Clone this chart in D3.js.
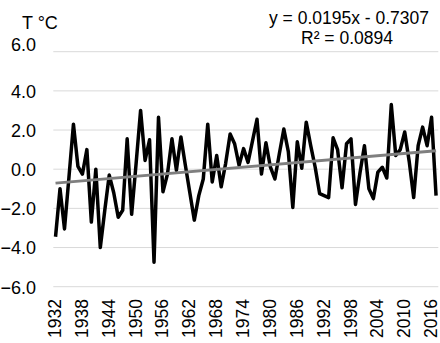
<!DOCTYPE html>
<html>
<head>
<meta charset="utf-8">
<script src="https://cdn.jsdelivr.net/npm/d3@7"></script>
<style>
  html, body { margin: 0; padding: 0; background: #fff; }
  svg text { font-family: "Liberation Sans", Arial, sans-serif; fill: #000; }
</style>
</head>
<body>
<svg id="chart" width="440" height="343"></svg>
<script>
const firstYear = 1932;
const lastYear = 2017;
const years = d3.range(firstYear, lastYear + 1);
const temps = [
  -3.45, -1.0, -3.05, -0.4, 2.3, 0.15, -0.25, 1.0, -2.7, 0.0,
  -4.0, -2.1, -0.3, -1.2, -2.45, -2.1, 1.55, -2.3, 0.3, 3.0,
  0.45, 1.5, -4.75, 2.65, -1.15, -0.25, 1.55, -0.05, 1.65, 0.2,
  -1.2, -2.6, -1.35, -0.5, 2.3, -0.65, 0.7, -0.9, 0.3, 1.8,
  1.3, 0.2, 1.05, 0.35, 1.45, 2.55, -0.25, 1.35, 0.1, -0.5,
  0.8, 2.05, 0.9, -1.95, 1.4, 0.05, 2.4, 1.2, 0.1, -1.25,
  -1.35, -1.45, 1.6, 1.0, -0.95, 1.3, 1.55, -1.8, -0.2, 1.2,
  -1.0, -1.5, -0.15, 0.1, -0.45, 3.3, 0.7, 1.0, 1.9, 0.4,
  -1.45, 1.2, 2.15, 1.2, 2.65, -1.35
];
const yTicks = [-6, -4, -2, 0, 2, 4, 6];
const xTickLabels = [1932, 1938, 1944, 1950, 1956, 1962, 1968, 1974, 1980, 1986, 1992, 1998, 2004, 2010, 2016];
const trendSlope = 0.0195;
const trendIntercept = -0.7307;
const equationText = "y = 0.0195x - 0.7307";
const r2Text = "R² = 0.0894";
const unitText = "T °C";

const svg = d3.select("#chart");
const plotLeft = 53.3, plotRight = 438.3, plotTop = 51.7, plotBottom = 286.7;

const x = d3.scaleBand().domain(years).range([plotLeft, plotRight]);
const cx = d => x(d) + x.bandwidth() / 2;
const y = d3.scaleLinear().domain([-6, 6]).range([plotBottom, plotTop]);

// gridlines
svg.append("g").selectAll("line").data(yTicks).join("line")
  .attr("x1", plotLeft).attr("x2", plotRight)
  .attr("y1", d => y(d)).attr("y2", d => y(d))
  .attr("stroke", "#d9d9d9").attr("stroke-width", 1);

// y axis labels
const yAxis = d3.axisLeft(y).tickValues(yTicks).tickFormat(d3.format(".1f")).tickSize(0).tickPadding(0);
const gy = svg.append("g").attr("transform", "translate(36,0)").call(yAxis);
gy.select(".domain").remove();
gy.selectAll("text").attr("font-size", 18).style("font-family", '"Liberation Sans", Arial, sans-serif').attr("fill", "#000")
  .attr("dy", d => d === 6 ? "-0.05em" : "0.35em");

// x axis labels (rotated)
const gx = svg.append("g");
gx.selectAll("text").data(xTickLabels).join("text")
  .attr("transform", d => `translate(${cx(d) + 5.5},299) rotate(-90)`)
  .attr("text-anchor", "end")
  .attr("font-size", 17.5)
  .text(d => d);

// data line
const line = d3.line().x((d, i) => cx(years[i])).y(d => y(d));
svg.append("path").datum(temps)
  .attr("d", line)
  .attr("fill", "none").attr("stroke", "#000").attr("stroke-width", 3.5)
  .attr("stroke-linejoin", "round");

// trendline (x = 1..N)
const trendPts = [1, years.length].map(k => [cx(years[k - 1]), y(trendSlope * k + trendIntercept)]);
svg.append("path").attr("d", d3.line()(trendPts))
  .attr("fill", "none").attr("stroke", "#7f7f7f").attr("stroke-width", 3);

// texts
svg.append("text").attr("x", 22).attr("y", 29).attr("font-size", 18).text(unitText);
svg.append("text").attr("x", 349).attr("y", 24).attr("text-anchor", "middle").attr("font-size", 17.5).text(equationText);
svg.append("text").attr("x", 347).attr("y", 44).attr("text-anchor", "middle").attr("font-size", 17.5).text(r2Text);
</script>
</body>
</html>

______________________________

§ **What needs to be done**: Copy out every line where the word "chart" occurs.

§ **Task result**:
Clone this chart in D3.js.
<svg id="chart" width="440" height="343"></svg>
const svg = d3.select("#chart");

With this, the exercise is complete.